Last year we looked at some of the most important papers in contemporary computer vision. One of the sections in that post discussed object detection and classification, which typically involved rectangular bounding boxes around regions of interest. A more detailed type of output that networks can produce is a classification for every pixel in the image, known as a segmentation. This post describes recent work on panoptic segmentation and provides a reading list on the topic.

Panoptic segmentation was a popular topic at this year’s CVPR conference. The name “panoptic” refers to the fact that it combines both semantic segmentation (classifying every pixel in the image) and instance segmentation (classifying distinct occurrences of objects in the same class, such as cars, animals, or pedestrians). Prior to the work listed below these two types of segmentation were typically pursued separately and used different types of networks to pursue their goals: semantic segmenters used fully convolutional nets, while instance segmenters used region-based object proposals. Combining these tasks into a single network so that they can use shared image features can result in a significant reduction in computational effort and/or an improvement in accuracy.

Another set of terms that comes up often in this research is “stuff” and “things.” “Things” typically refers to the countable, discrete elements in the image that can be assigned instance identifiers: people, vehicles, etc. “Stuff” refers to regions of the image that do not have instance identifiers, such as regions of ground, sky, water, and road.

If you have read the papers listed in the previous post, then the most important prior work to read in order to understand panoptic segmentation is the Mask R-CNN paper. Mask R-CNN extends Faster R-CNN by adding a branch that predicts a binary pixel mask for each class, which allows the network to perform instance segmentation when combined with its object detection branch.

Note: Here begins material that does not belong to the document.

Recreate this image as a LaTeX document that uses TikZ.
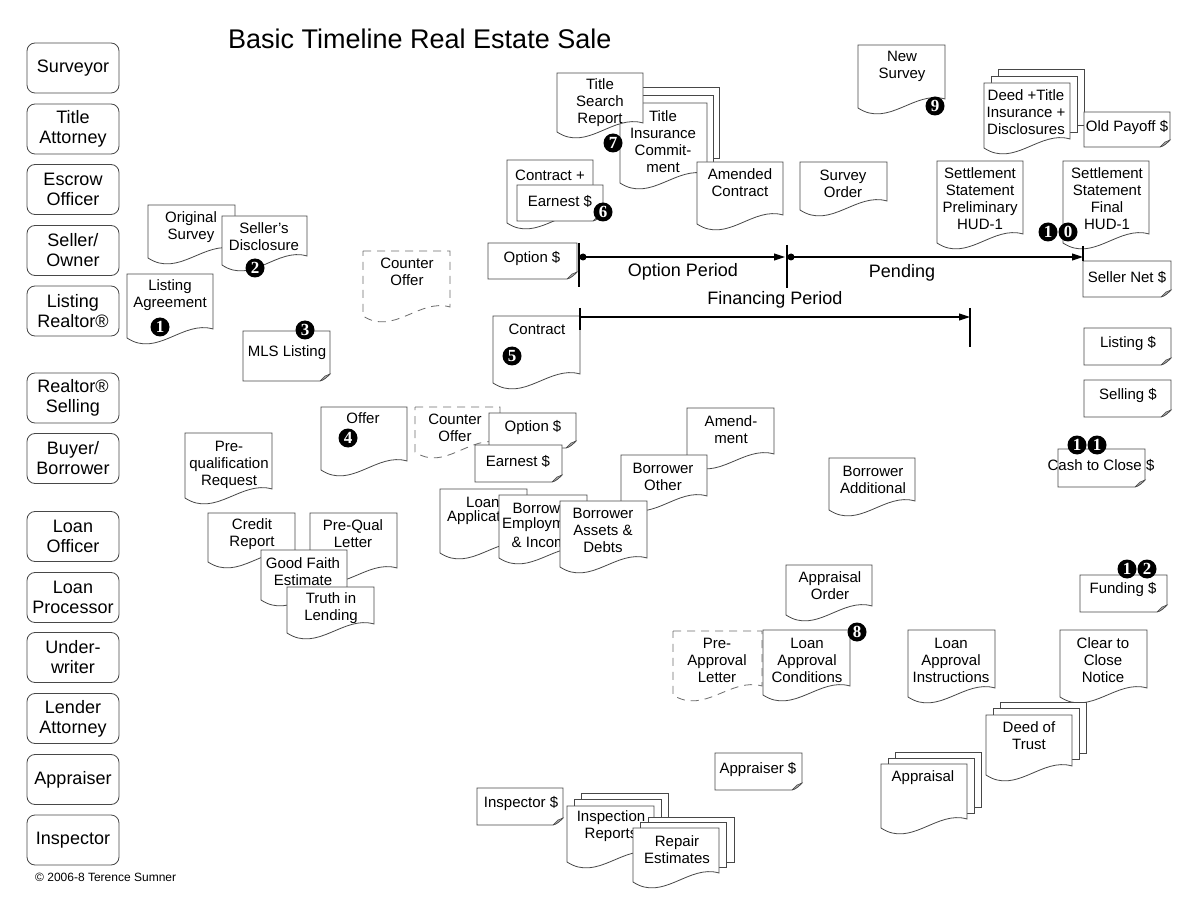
\documentclass[tikz,border=0pt]{standalone}
\usepackage{fontspec}
\setmainfont{Liberation Sans}
\newfontfamily\badgefont{Liberation Serif}
\usetikzlibrary{arrows.meta}
\definecolor{ln}{gray}{0.28}
\tikzset{
  shp/.style={draw=ln, line width=0.8pt, fill=white},
  rolebox/.style={draw=ln, line width=0.8pt, rounded corners=8pt, minimum width=92pt, minimum height=50pt, align=center, inner sep=0pt, font=\fontsize{18}{20}\selectfont},
  dl/.style={align=center, inner sep=0pt, font=\fontsize{15}{17}\selectfont},
  dlw/.style={anchor=west, inner sep=0pt, font=\fontsize{15}{17}\selectfont},
  tl/.style={inner sep=0pt, font=\fontsize{18}{20}\selectfont},
  badge/.style={circle, fill=black, inner sep=0pt, minimum size=19pt, text=white, font=\badgefont\bfseries\fontsize{17}{17}\selectfont},
  dsh/.style={draw=ln!80, dash pattern=on 8pt off 6pt},
  tline/.style={line width=1.1pt, draw=black},
  tip/.style={-{Triangle[length=11pt,width=7pt]}},
}
% document shape: [opts]{L}{T}{R}{B}
\newcommand\docu[5][]{\draw[shp,#1] (#2,#3) -- (#4,#3) -- (#4,{#5-9}) .. controls ({#4-0.35*(#4-#2)},{#5-18}) and ({#2+0.35*(#4-#2)},{#5+20}) .. (#2,#5) -- cycle;}
% note with curled corner: {L}{T}{R}{B}
\newcommand\notebx[4]{%
  \draw[shp] (#1,#2) -- (#3,#2) -- (#3,{#4-7}) .. controls ({#3-3},{#4-4}) and ({#3-6},{#4-1}) .. ({#3-10},#4) -- (#1,#4) -- cycle;
  \draw[draw=ln, line width=0.5pt, fill=black!35] ({#3-10},#4) -- ({#3-5},{#4-5}) -- (#3,{#4-7}) .. controls ({#3-3},{#4-4}) and ({#3-6},{#4-1}) .. ({#3-10},#4);}
% stacked documents: {L}{T}{R}{B}{dx}{dy}
\newcommand\stackdocs[6]{%
  \draw[shp] ({#1+2*#5},{#2-2*#6}) rectangle ({#3+2*#5},{#4-9-2*#6});
  \draw[shp] ({#1+#5},{#2-#6}) rectangle ({#3+#5},{#4-9-#6});
  \docu{#1}{#2}{#3}{#4}}
\begin{document}
\begin{tikzpicture}[x=1pt,y=-1pt]
\useasboundingbox (0,0) rectangle (1200,901);
\fill[white] (0,0) rectangle (1200,901);

% roles
\node[rolebox] (surveyor) at (73,68) {Surveyor};
\node[rolebox] (titleatty) at (73,129) {Title\\Attorney};
\node[rolebox] (escrow) at (73,189.5) {Escrow\\Officer};
\node[rolebox] (seller) at (73,250.5) {Seller/\\Owner};
\node[rolebox] (listrealtor) at (73,311) {Listing\\Realtor®};
\node[rolebox] (sellrealtor) at (73,398) {Realtor®\\Selling};
\node[rolebox] (buyer) at (73,458.5) {Buyer/\\Borrower};
\node[rolebox] (loanofficer) at (73,536.5) {Loan\\Officer};
\node[rolebox] (loanproc) at (73,597.5) {Loan\\Processor};
\node[rolebox] (underwriter) at (73,657.5) {Under-\\writer};
\node[rolebox] (lenderatty) at (73,718.5) {Lender\\Attorney};
\node[rolebox] (appraiser) at (73,779.5) {Appraiser};
\node[rolebox] (inspector) at (73,840) {Inspector};

\node[anchor=base west, inner sep=0pt, font=\fontsize{27}{30}\selectfont] (title) at (228,49) {Basic Timeline Real Estate Sale};
\node[anchor=base west, inner sep=0pt, font=\fontsize{12}{14}\selectfont] (copy) at (35,881) {© 2006-8 Terence Sumner};

% listing stage
\docu{148}{205}{235}{258}
\node[dl] (origsurvey) at (191,227) {Original\\Survey};
\docu{222}{216}{307}{265}
\node[dl] (sellerdisc) at (264,236.5) {Seller's\\Disclosure};
\docu{127}{274}{213}{338}
\node[dl] (listagree) at (170,295.5) {Listing\\Agreement};
\notebx{243}{331}{330}{381}
\node[dl] (mls) at (287,353) {MLS Listing};
\docu[dsh]{363}{251}{450}{316}
\node[dl] (counter1) at (407,271.5) {Counter\\Offer};

% contract area
\notebx{488}{243}{577}{279}
\node[dl] (option1) at (532,259) {Option \$};
\docu{507}{160}{593}{223}
\node[dl] (contractplus) at (550,175) {Contract +};
\notebx{517}{185}{603}{221}
\node[dl] (earnest1) at (560,201) {Earnest \$};
\stackdocs{620}{103}{707}{183}{6}{8}
\node[dl] (titleins) at (663,141.5) {Title\\Insurance\\Commit-\\ment};
\docu{557}{73}{643}{132}
\node[dl] (titlesearch) at (600,103) {Title\\Search\\Report};
\docu{697}{162}{783}{224}
\node[dl] (amended) at (740,183) {Amended\\Contract};
\docu{800}{162}{887}{210}
\node[dl] (surveyorder) at (843,183.5) {Survey\\Order};
\docu{858}{45}{945}{108}
\node[dl] (newsurvey) at (902,66) {New\\Survey};
\stackdocs{984}{83}{1070}{148}{7}{7}
\node[dl] (deedtitle) at (1026,112.5) {Deed +Title\\Insurance +\\Disclosures};
\notebx{1084}{112}{1170}{147}
\node[dl] (oldpayoff) at (1127,128) {Old Payoff \$};
\docu{937}{161}{1023}{243}
\node[dl] (ssprelim) at (980,199) {Settlement\\Statement\\Preliminary\\HUD-1};
\docu{1063}{161}{1149}{243}
\node[dl] (ssfinal) at (1107,199) {Settlement\\Statement\\Final\\HUD-1};
\notebx{1083}{261}{1171}{297}
\node[dl] (sellernet) at (1127,277) {Seller Net \$};
\notebx{1084}{328}{1171}{365}
\node[dl] (listingfee) at (1128,344) {Listing \$};
\notebx{1084}{380}{1171}{417}
\node[dl] (sellingfee) at (1128,396) {Selling \$};
\notebx{1058}{449}{1145}{487}
\node[dl] (cashclose) at (1101,465) {Cash to Close \$};
\notebx{1080}{575}{1167}{612}
\node[dl] (funding) at (1123,590) {Funding \$};

% contract doc + timeline
\docu{493}{316}{580}{383}
\node[dl] (contract) at (537,329) {Contract};
\coordinate (t0) at (583,257);
\coordinate (t1) at (785,257);
\coordinate (t2) at (791,257);
\coordinate (t3) at (1083,257);
\coordinate (f0) at (580,317);
\coordinate (f1) at (970,317);
\draw[tline] (579,243) -- (579,287);
\draw[tline] (787,245) -- (787,288);
\draw[tline] (1083,246) -- (1083,261);
\draw[tline] (580,308) -- (580,330);
\draw[tline] (970,308) -- (970,347);
\draw[tline, tip] (t0) -- (t1);
\draw[tline, tip] (t2) -- (t3);
\draw[tline, tip] (f0) -- (f1);
\fill (t0) circle (3.5pt);
\fill (t2) circle (3.5pt);
\node[tl] (optperiod) at (683,272) {Option Period};
\node[tl] (pending) at (902,273) {Pending};
\node[tl] (finperiod) at (775,300) {Financing Period};

% offer area
\docu{321}{407}{407}{470}
\node[dl] (offer) at (363,418) {Offer};
\docu[dsh]{415}{407}{500}{452}
\node[dl] (counter2) at (455,427.5) {Counter\\Offer};
\notebx{489}{413}{576}{448}
\node[dl] (option2) at (533,428) {Option \$};
\notebx{475}{445}{562}{482}
\node[dl] (earnest2) at (518,461) {Earnest \$};
\docu{687}{408}{774}{463}
\node[dl] (amendment) at (731,429.5) {Amend-\\ment};
\docu{621}{455}{707}{505}
\node[dl] (borrother) at (663,476.5) {Borrower\\Other};
\docu{440}{489}{527}{553}
\node[dlw] (loanapp) at (466,502) {Loan};
\node[dlw] (loanapp2) at (447,518) {Applicat};
\docu{499}{495}{587}{558}
\node[dlw] (borremp) at (512.5,508) {Borrow};
\node[dlw] (borremp2) at (502,525) {Employm};
\node[dlw] (borremp3) at (511.5,542) {\& Incom};
\docu{560}{501}{647}{567}
\node[dl] (borrassets) at (603,530.5) {Borrower\\Assets \&\\Debts};
\docu{829}{458}{915}{510}
\node[dl] (borradd) at (873,479.5) {Borrower\\Additional};

% prequalification
\docu{185}{433}{272}{498}
\node[dl] (prequalreq) at (229,464.5) {Pre-\\qualification\\Request};
\docu{208}{513}{295}{562}
\node[dl] (credit) at (252,534) {Credit\\Report};
\docu{310}{513}{397}{577}
\node[dl] (prequalletter) at (353,534) {Pre-Qual\\Letter};
\docu{261}{550}{347}{600}
\node[dl] (gfe) at (303,571.5) {Good Faith\\Estimate};
\docu{287}{587}{374}{633}
\node[dl] (til) at (331,608.5) {Truth in\\Lending};

% loan approval
\docu{786}{565}{872}{615}
\node[dl] (approrder) at (830,586) {Appraisal\\Order};
\docu[dsh]{673}{631}{762}{695}
\node[dl] (preapproval) at (717,660.5) {Pre-\\Approval\\Letter};
\docu{763}{630}{850}{695}
\node[dl] (loancond) at (807,660) {Loan\\Approval\\Conditions};
\docu{908}{630}{995}{697}
\node[dl] (loaninstr) at (951,660) {Loan\\Approval\\Instructions};
\docu{1060}{630}{1147}{697}
\node[dl] (cleartoclose) at (1103,660) {Clear to\\Close\\Notice};
\stackdocs{986}{715}{1072}{775}{7}{6.5}
\node[dl] (deedtrust) at (1029,735.5) {Deed of\\Trust};
\stackdocs{881}{764}{967}{828}{7}{6}
\node[dl] (appraisal) at (923,778) {Appraisal};
\notebx{715}{753}{802}{790}
\node[dl] (appraiserfee) at (758,770) {Appraiser \$};
\notebx{477}{788}{563}{825}
\node[dl] (inspectorfee) at (521,804) {Inspector \$};
\stackdocs{567}{806}{654}{862}{7}{6.5}
\node[dl] (inspreports) at (611,826.5) {Inspection\\Reports};
\stackdocs{633}{828}{719}{882}{7.5}{5.5}
\node[dl] (repair) at (677,850) {Repair\\Estimates};

% numbered badges
\node[badge] (b1) at (160,327) {1};
\node[badge] (b2) at (255,268) {2};
\node[badge] (b3) at (305,330) {3};
\node[badge] (b4) at (348,438) {4};
\node[badge] (b5) at (512,356) {5};
\node[badge] (b6) at (603,212) {6};
\node[badge] (b7) at (613,143) {7};
\node[badge] (b8) at (857,632) {8};
\node[badge] (b9) at (935,106) {9};
\node[badge] (b10a) at (1048,232) {1};
\node[badge] (b10b) at (1068,232) {0};
\node[badge] (b11a) at (1077,445) {1};
\node[badge] (b11b) at (1097,445) {1};
\node[badge] (b12a) at (1127,569) {1};
\node[badge] (b12b) at (1147,569) {2};
\end{tikzpicture}
\end{document}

Once you are familiar with Mask R-CNN you are ready to proceed with the papers below, listed in the recommended reading order:

  • Panoptic Segmentation: Unifying Semantic and Instance Segmentation” These slides from COCO 2017 introduce the basic concepts behind panoptic segmentation as well as the Panoptic Segmentation Quality (PSQ) metric for assessing results.
  • Panoptic Segmentation This paper describes the same work as in the above slides, with more detail and additional visualizations. One important thing to note is that in this paper panoptic segmentation was still performed as a heuristic combination of two separate tasks, rather than in a single network.
  • Panoptic Feature Pyramid Networks Authored by the same group as the paper above, in this article panoptic segmentation is performed by a single network. This is achieved by adding a semantic segmentation branch to Mask R-CNN using a shared Feature Pyramid Network as a “backbone” or “trunk” of the network.
  • FPN-based Network for Panoptic Segmentation” A separate group of authors produced a very similar network to the one above, with similar results.
  • Learning to Fuse Things and Stuff The novel contribution of this paper is an objective function that encourages the instance and segmentation outputs to be consistent with one another.
  • An End-to-End Network for Panoptic Segmentation This paper’s main contribution is a model that is occlusion-aware, by replacing prior heuristics used to address overlapping instances with a “spatial ranking module.”
  • Attention-guided Unified Network for Panoptic Segmentation The authors of this paper reframe the “stuff/things” distinction as “background/foreground,” and uses an attention module to connect features between the two branches.
  • UPSNet: A Unified Panoptic Segmentation Network UPSNet adds a “panoptic head” to the model that combines the instance and semantic outputs (using their mask logits) and adds the possibility of assigning pixels to an “unknown” class as a way to handle uncertainty and ambiguity.

These papers constitute an exciting line of research which promises more results yet to come.